→ TASK PROMPT
Write out nothing but the lines from the first line of the entries below through the line with "0 ? v.toFixed(2)"; no pictures go in.

[Plotting code records]
***
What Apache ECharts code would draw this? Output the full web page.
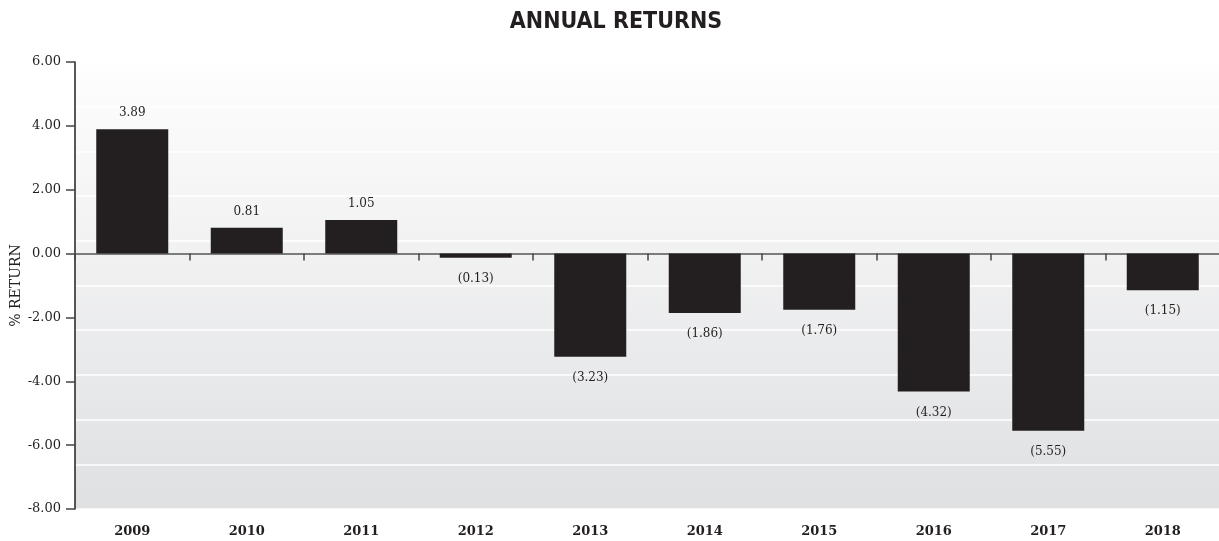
<!DOCTYPE html>
<html>
<head>
<meta charset="utf-8">
<script src="https://cdn.jsdelivr.net/npm/echarts@6/dist/echarts.min.js"></script>
<style>
html,body{margin:0;padding:0;background:#fff;}
#chart{width:1219px;height:541px;}
</style>
</head>
<body>
<div id="chart"></div>
<script>
const categories = ['2009','2010','2011','2012','2013','2014','2015','2016','2017','2018'];
const returns = [3.89, 0.81, 1.05, -0.13, -3.23, -1.86, -1.76, -4.32, -5.55, -1.15];
const yTicks = {min: -8, max: 6, interval: 2};
const title = 'ANNUAL RETURNS';
const yName = '% RETURN';

function fmt(v){ return v >= 0 ? v.toFixed(2) : '(' + Math.abs(v).toFixed(2) + ')'; }

const serif = '"DejaVu Serif", serif';
const chart = echarts.init(document.getElementById('chart'));
chart.setOption({
  animation: false,
  backgroundColor: '#ffffff',
  title: {
    text: title, left: 611, textAlign: 'center', top: 6,
    textStyle: {fontFamily: '"DejaVu Sans Condensed","DejaVu Sans",sans-serif', fontWeight: 'bold', fontSize: 23, color: '#231f20'}
  },
  grid: {
    left: 75, top: 62, width: 1145, height: 447,
    outerBoundsMode: 'none', containLabel: false,
    show: true, borderWidth: 0,
    backgroundColor: new echarts.graphic.LinearGradient(0, 0, 0, 1, [
      {offset: 0, color: '#fefefe'},
      {offset: 1, color: '#dfe0e2'}
    ])
  },
  xAxis: [
    {
      type: 'category', data: categories, position: 'bottom',
      axisLine: {onZero: true, lineStyle: {color: '#555', width: 1.5}},
      axisTick: {show: true, length: 7, inside: false, lineStyle: {color: '#444', width: 1.5}},
      axisLabel: {show: false},
      splitLine: {show: false}
    },
    {
      type: 'category', data: categories, position: 'bottom',
      axisLine: {show: false, onZero: false},
      axisTick: {show: false},
      axisLabel: {show: true, margin: 16, fontFamily: serif, fontWeight: 'bold', fontSize: 13, color: '#231f20'}
    }
  ],
  yAxis: [
    {
      type: 'value', min: yTicks.min, max: yTicks.max, interval: yTicks.interval,
      name: yName, nameLocation: 'middle', nameGap: 52, nameRotate: 90, nameMoveOverlap: false,
      nameTextStyle: {fontFamily: serif, fontSize: 14, color: '#231f20'},
      axisLine: {show: true, lineStyle: {color: '#231f20', width: 1.5}},
      axisTick: {show: true, length: 9, lineStyle: {color: '#444', width: 1.5}},
      axisLabel: {margin: 14, fontFamily: serif, fontSize: 13, color: '#231f20', formatter: v => v.toFixed(2)},
      splitLine: {show: false}
    },
    {
      type: 'value', min: 0, max: 14, interval: 1.4, position: 'left',
      axisLine: {show: false}, axisTick: {show: false}, axisLabel: {show: false},
      splitLine: {show: true, lineStyle: {color: '#ffffff', width: 1.5}}
    }
  ],
  series: [{
    type: 'bar', xAxisIndex: 0, yAxisIndex: 0,
    barWidth: 72,
    itemStyle: {color: '#231f20'},
    data: returns.map(v => ({
      value: v,
      label: {show: true, position: v >= 0 ? 'top' : 'bottom', distance: v >= 0 ? 10 : 15,
        fontFamily: serif, fontSize: 12, color: '#231f20', formatter: p => fmt(p.value)}
    })),
    z: 3
  }]
});
</script>
</body>
</html>
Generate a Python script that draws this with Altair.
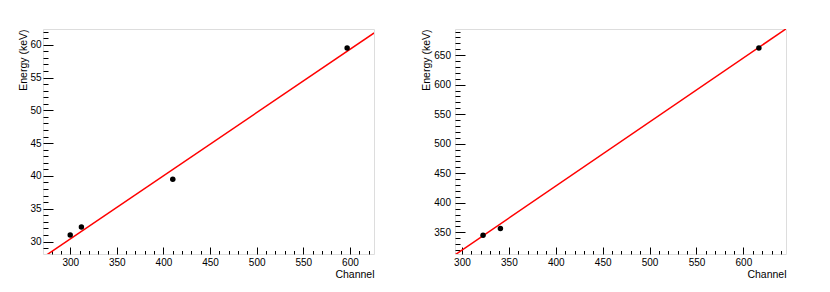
***
→ EXERCISE OUTPUT
What Apache ECharts code would draw this? Output the full web page.
<!DOCTYPE html>
<html>
<head>
<meta charset="utf-8">
<script src="https://cdn.jsdelivr.net/npm/echarts@6/dist/echarts.min.js"></script>
<style>
html,body{margin:0;padding:0;background:#fff;}
#chart{width:1219px;height:541px;}
</style>
</head>
<body>
<div id="chart"></div>
<script>
const categories = ['2009','2010','2011','2012','2013','2014','2015','2016','2017','2018'];
const returns = [3.89, 0.81, 1.05, -0.13, -3.23, -1.86, -1.76, -4.32, -5.55, -1.15];
const yTicks = {min: -8, max: 6, interval: 2};
const title = 'ANNUAL RETURNS';
const yName = '% RETURN';

function fmt(v){ return v >= 0 ? v.toFixed(2) : '(' + Math.abs(v).toFixed(2) + ')'; }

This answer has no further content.